As Francoeur leaves for lunch, Gamache briefs Beauvoir on the report: the murder weapon was not a rock but a metal tool; the killer must have picked it up with some intent, not on impulse. Gamache asks Beauvoir not to antagonize Francoeur and stay away from him. But Beauvoir feels too protective to let Gamache handle it alone, so while he outwardly agrees, he “knew he’d just lied” (200).
Beauvoir and Gamache choose their lunch companions deliberately: Beauvoir sits with Frère Raymond, the engineer and building manager, while Gamache sits with Frère Simon, the abbot’s personal secretary. Beauvoir also watches the monks react to Francoeur: Those who favored a second recording seem to admire the superintendent.
Frère-Raymond is voluble about the various construction flaws in the abbey, though he celebrates the original architects. Frère Raymond was also a supporter of the prior: The building’s foundations are so damaged that another recording and lifting the vow of silence were the only ways to save the order. Frère Raymond explains that only he and the abbot knew about the building’s fragility: “The silent order would make money with their voices, and save the abbey. But the abbot was too blind to see that what he prayed for he already had” (205-06).
Beauvoir then chats with Frère Charles, the abbey doctor, who takes no side in the abbey’s conflicts: “Like the Red Cross. I just tend to the wounded” (209). Frère Charles asks about Gamache’s occasional hand tremor, and Beauvoir reluctantly explains the injury, feeling triggered when the doctor says, “I have relaxants and painkillers” (212).
Gamache and Beauvoir compare notes on their lunchtime conversations. Gamache is particularly interested to learn the state of the abbey building. He wonders if the abbot or Frère Raymond ever told the prior, raising the stakes in the already tense standoff. On the day of the murder, “the abbot admitted it was the prior’s idea to meet. Only the timing was the abbot’s. So, the prior had asked for the meeting. Could it have been about the foundations?” (216). Gamache briefly imagines the abbot as the killer but realizes this would not explain the musical notation that the prior died clutching. Beauvoir suggests searching the basement for the murder weapon and investigating the abbey foundations.
Francoeur approaches, and Beauvoir, to protect Gamache from his adversary, invites Francoeur to the basement, to both men’s surprise .Beauvoir realizes Gamache is unhappy with this but also sees “something else in the Chief’s face, visible for just that instant, when he’d raised his brows. It was fear” (220).

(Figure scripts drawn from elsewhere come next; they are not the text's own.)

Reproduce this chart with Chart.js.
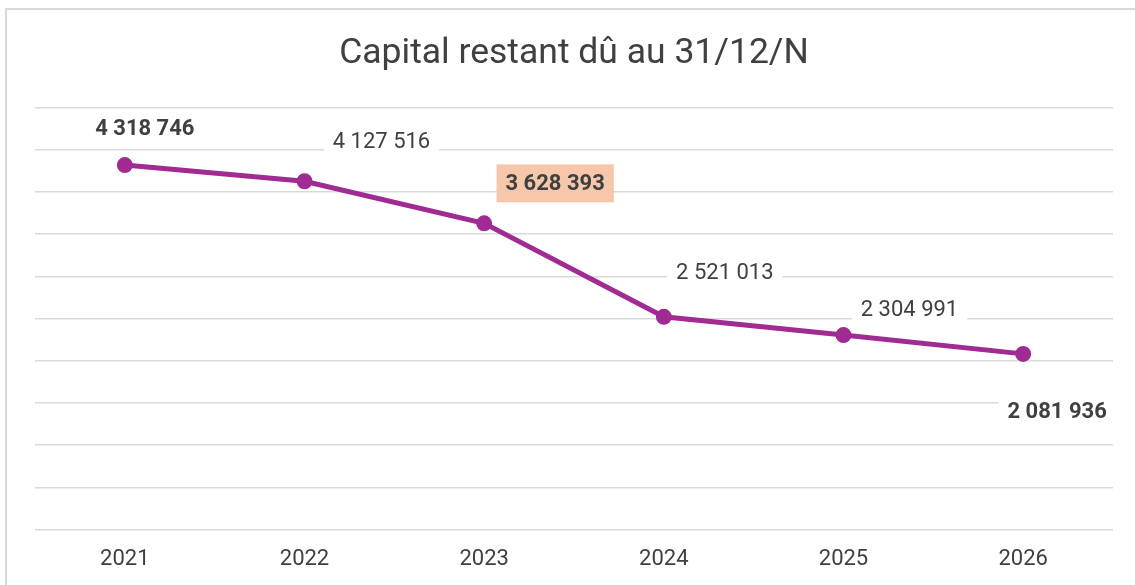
<!DOCTYPE html>
<html>
<head>
<meta charset="utf-8">
<script src="https://cdn.jsdelivr.net/npm/chart.js@4/dist/chart.umd.min.js"></script>
<style>
  html, body { margin: 0; padding: 0; background: #fff; }
  #wrap { position: relative; width: 1135px; height: 585px; overflow: hidden; }
  #frame { position: absolute; left: 5px; top: 8px; width: 1200px; height: 700px; border: 2px solid #d9d9d9; box-sizing: border-box; }
  canvas { position: absolute; left: 0; top: 0; }
</style>
</head>
<body>
<div id="wrap">
  <div id="frame"></div>
  <canvas id="myChart" width="1135" height="606"></canvas>
</div>
<script>
// données du graphique
const years = ["2021", "2022", "2023", "2024", "2025", "2026"];
const capital = [4318746, 4127516, 3628393, 2521013, 2304991, 2081936];
const yTicks = [0, 500000, 1000000, 1500000, 2000000, 2500000, 3000000, 3500000, 4000000, 4500000, 5000000];

// style des étiquettes (décalage depuis le point, gras, fond)
const labelOffsets = [[20, -37], [77, -40], [71, -40], [61, -44], [66, -26], [34, 58]];
const labelBold = [true, false, true, false, false, true];
const labelFill = ["#ffffff", "#ffffff", "#F7C7AC", "#ffffff", "#ffffff", "#ffffff"];

function fmt(n) {
    return String(n).replace(/\B(?=(\d{3})+(?!\d))/g, " ");
}

const labelPlugin = {
    id: "valueLabels",
    afterDatasetsDraw(chart) {
        const ctx = chart.ctx;
        const meta = chart.getDatasetMeta(0);
        ctx.save();
        meta.data.forEach((pt, i) => {
            const txt = fmt(capital[i]);
            const x = pt.x + labelOffsets[i][0];
            const y = pt.y + labelOffsets[i][1];
            ctx.font = (labelBold[i] ? "bold " : "") + "22px Roboto";
            const w = ctx.measureText(txt).width;
            ctx.fillStyle = labelFill[i];
            ctx.fillRect(x - w / 2 - 9, y - 19, w + 18, 38);
            ctx.fillStyle = "#404040";
            ctx.textAlign = "center";
            ctx.textBaseline = "middle";
            ctx.fillText(txt, x, y + 1);
        });
        ctx.restore();
    }
};

new Chart("myChart", {
    type: "line",
    data: {
        labels: years,
        datasets: [{
            data: capital,
            borderColor: "#A02B93",
            backgroundColor: "#A02B93",
            borderWidth: 5,
            pointRadius: 5.5,
            pointHoverRadius: 5.5,
            tension: 0
        }]
    },
    options: {
        responsive: false,
        animation: false,
        layout: { padding: { left: 35, right: 22, top: 0, bottom: 16 } },
        plugins: {
            legend: { display: false },
            tooltip: { enabled: false },
            title: {
                display: true,
                text: "Capital restant dû au 31/12/N",
                color: "#404040",
                font: { family: "Roboto", size: 35.5, weight: "normal", lineHeight: 1.2 },
                padding: { top: 33, bottom: 32 }
            }
        },
        scales: {
            x: {
                offset: true,
                grid: { display: false, drawTicks: false },
                border: { display: false },
                ticks: { color: "#404040", font: { family: "Roboto", size: 22 }, padding: 17 }
            },
            y: {
                min: 0,
                max: 5000000,
                afterBuildTicks: (axis) => { axis.ticks = yTicks.map(v => ({ value: v })); },
                grid: { color: "#d9d9d9", lineWidth: 1.5, drawTicks: false },
                border: { display: false },
                ticks: { display: false }
            }
        }
    },
    plugins: [labelPlugin]
});
</script>
</body>
</html>
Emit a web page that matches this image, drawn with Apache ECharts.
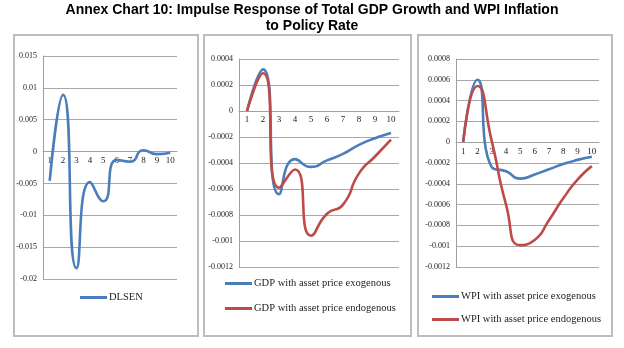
<!DOCTYPE html>
<html>
<head>
<meta charset="utf-8">
<script src="https://cdn.jsdelivr.net/npm/echarts@6/dist/echarts.min.js"></script>
<style>html,body{margin:0;padding:0;background:#fff}#c{width:624px;height:348px}</style>
</head>
<body>
<div id="c"></div>
<script>
var periods = ['1','2','3','4','5','6','7','8','9','10'];
var dlsen = [-0.0046, 0.0089, -0.0183, -0.0048, -0.0078, -0.0013, -0.0016, 0.0002, -0.0004, -0.0002];
var gdpExo = [0, 0.00032, -0.00064, -0.00037, -0.00043, -0.00038, -0.00033, -0.00026, -0.00021, -0.00017];
var gdpEndo = [0, 0.00029, -0.00059, -0.00045, -0.00096, -0.00079, -0.00072, -0.00048, -0.00035, -0.00022];
var wpiExo = [0, 0.0006, -0.00024, -0.00028, -0.00035, -0.00031, -0.00026, -0.00021, -0.00017, -0.00014];
var wpiEndo = [0, 0.00054, 0.00001, -0.0006, -0.00099, -0.00094, -0.00075, -0.00054, -0.00036, -0.00023];

var BLUE = '#4a7ebb', RED = '#be4b48';
var serif = 'Liberation Serif';
var grids = [
  {left:43, top:56, width:134, height:223, outerBoundsMode:'none', containLabel:false},
  {left:239, top:59, width:160, height:208, outerBoundsMode:'none', containLabel:false},
  {left:456, top:59, width:143, height:208, outerBoundsMode:'none', containLabel:false}
];

function xAxis(i, margin){
  return {type:'category', gridIndex:i, data:periods, boundaryGap:true, position:'bottom', offset:0,
    axisLine:{onZero:false, lineStyle:{color:'#a0a0a0', width:1}},
    axisTick:{show:false},
    axisLabel:{fontFamily:serif, fontSize:9, color:'#222', margin:margin}};
}
function yAxis(i, min, max, step){
  return {type:'value', gridIndex:i, min:min, max:max, interval:step,
    axisLine:{show:true, onZero:false, lineStyle:{color:'#a0a0a0'}},
    axisTick:{show:false},
    splitLine:{lineStyle:{color:'#a8a8a8', width:1}},
    axisLabel:{fontFamily:serif, fontSize:8, color:'#222', margin:6,
      formatter:function(v){return String(parseFloat(v.toFixed(6)));}}};
}
function series(name, data, color, i){
  return {name:name, type:'line', xAxisIndex:i, yAxisIndex:i, data:data, smooth:0.6,
    showSymbol:false, symbol:'none', lineStyle:{color:color, width:2.6}, itemStyle:{color:color}};
}
function leg(name, left, top){
  return {data:[name], left:left, top:top, icon:'rect', itemWidth:27, itemHeight:3,
    itemGap:0, padding:0, textStyle:{fontFamily:serif, fontSize:10.5, color:'#222', padding:[0,0,0,-3]}};
}
function box(x,y,w,h){
  return {type:'rect', shape:{x:x,y:y,width:w,height:h}, style:{fill:'none', stroke:'#bdbdbd', lineWidth:2}};
}
var titleStyle = {fontFamily:'Liberation Sans', fontWeight:'bold', fontSize:14, color:'#000'};

var chart = echarts.init(document.getElementById('c'));
chart.setOption({
  animation:false,
  backgroundColor:'#fff',
  title:[
    {text:'Annex Chart 10: Impulse Response of Total GDP Growth and WPI Inflation', left:'center', top:3, padding:0, textStyle:titleStyle},
    {text:'to Policy Rate', left:'center', top:19, padding:0, textStyle:titleStyle}
  ],
  graphic: [box(14,35,184,301), box(204,35,207,301), box(418,35,194,301)],
  grid: grids,
  xAxis:[xAxis(0,5), xAxis(1,4), xAxis(2,5)],
  yAxis:[yAxis(0,-0.02,0.015,0.005), yAxis(1,-0.0012,0.0004,0.0002), yAxis(2,-0.0012,0.0008,0.0002)],
  legend:[
    leg('DLSEN', 80, 292),
    leg('GDP with asset price exogenous', 225, 278),
    leg('GDP with asset price endogenous', 225, 303),
    leg('WPI with asset price exogenous', 432, 291),
    leg('WPI with asset price endogenous', 432, 314)
  ],
  series:[
    series('DLSEN', dlsen, BLUE, 0),
    series('GDP with asset price exogenous', gdpExo, BLUE, 1),
    series('GDP with asset price endogenous', gdpEndo, RED, 1),
    series('WPI with asset price exogenous', wpiExo, BLUE, 2),
    series('WPI with asset price endogenous', wpiEndo, RED, 2)
  ]
});
// move each category axis up onto the zero line of its value axis
var xs = grids.map(function(g, i){
  var zeroY = chart.convertToPixel({yAxisIndex:i}, 0);
  return {offset: zeroY - (g.top + g.height)};
});
chart.setOption({xAxis: xs});
</script>
</body>
</html>
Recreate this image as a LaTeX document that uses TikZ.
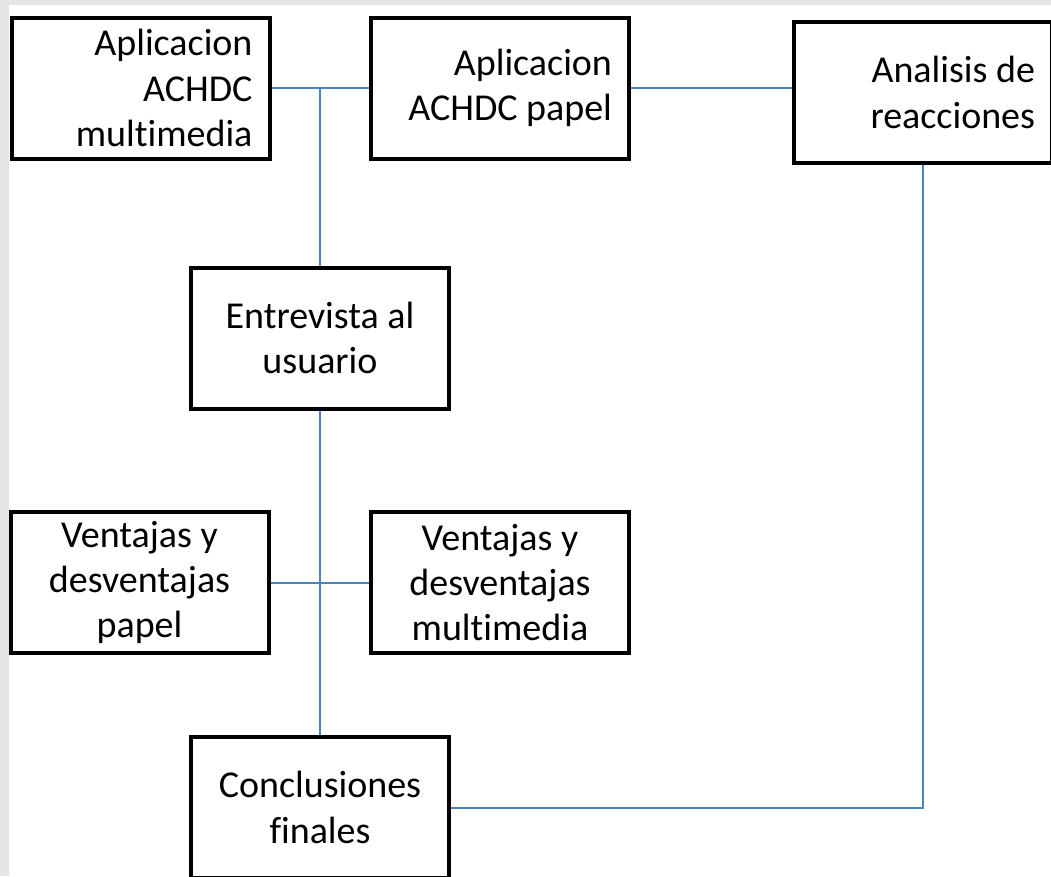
\documentclass[tikz,border=0pt]{standalone}
\usepackage{fontspec}
\setmainfont{Carlito}[RawFeature={-liga;-calt;-dlig;-clig}]
\definecolor{linkblue}{HTML}{4F81BD}
\definecolor{bggrey}{HTML}{E6E6E6}
\begin{document}
\begin{tikzpicture}[x=0.75pt,y=-0.75pt,
  box/.style={draw=black,line width=3pt,fill=white,rectangle,inner sep=0pt,
    minimum width=258*0.75pt,minimum height=141*0.75pt,
    font=\fontsize{28.5pt}{34pt}\selectfont},
  rbox/.style={box,text width=224*0.75pt,align=flush right},
  cbox/.style={box,text width=250*0.75pt,align=flush center},
  link/.style={draw=linkblue,line width=1.5pt}]
\useasboundingbox (0,0) rectangle (1051,876);
\clip (0,0) rectangle (1051,876);
\fill[bggrey] (0,0) rectangle (1051,876);
\fill[white] (9,5) rectangle (1051,876);
\node[rbox] (a1) at (140.5,88) {Aplicacion\\ACHDC\\multimedia};
\node[rbox] (a2) at (500,88) {Aplicacion\\ACHDC papel};
\node[rbox] (a3) at (923,92.5) {Analisis de\\reacciones};
\node[cbox] (e) at (320,338) {Entrevista al\\usuario};
\node[cbox] (vp) at (139.5,582.5) {Ventajas y\\desventajas\\papel};
\node[cbox] (vm) at (500,582.5) {Ventajas y\\desventajas\\multimedia};
\node[cbox] (c) at (320,807.5) {Conclusiones\\finales};
\coordinate (j) at (e.north |- a1.east);
\draw[link] (a1.east) -- (a1.east -| a2.west);
\draw[link] (j) -- (e.north);
\draw[link] (a2.east) -- (a2.east -| a3.west);
\draw[link] (a3.south) |- (c.east);
\draw[link] (e.south) -- (c.north);
\draw[link] (vp.east) -- (vm.west);
\end{tikzpicture}
\end{document}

A theme running through these chapters is the repercussions of the past. Francoeur’s continued presence forces Gamache and Beauvoir to confront their past. Meanwhile, the monks battle for control of a spiritual place that is physically and spiritually crumbling because of its distant history. Francoeur’s arrival makes Beauvoir protective of his beloved mentor, eager to defend him, his honor, and their long partnership. The warehouse raid and Beauvoir’s injury and subsequent addiction struggle were a serious threat to the investigative team and the emotional bond between the two officers. Now the team is in danger of ripping apart again: Francoeur casts direct and indirect aspersions on Gamache’s leadership and investigative skills, while Beauvoir’s fears for Gamache’s safety lead him to lie to his mentor.
While the Arnot case, and Francoeur’s role in it, exposed institutional rot in the police force, the beautiful abbey is a fortress that is literally rotting. Beauvoir believes it might be protecting clerical sexual abusers; his cynicism about religion reflects his distrust of institutional harm.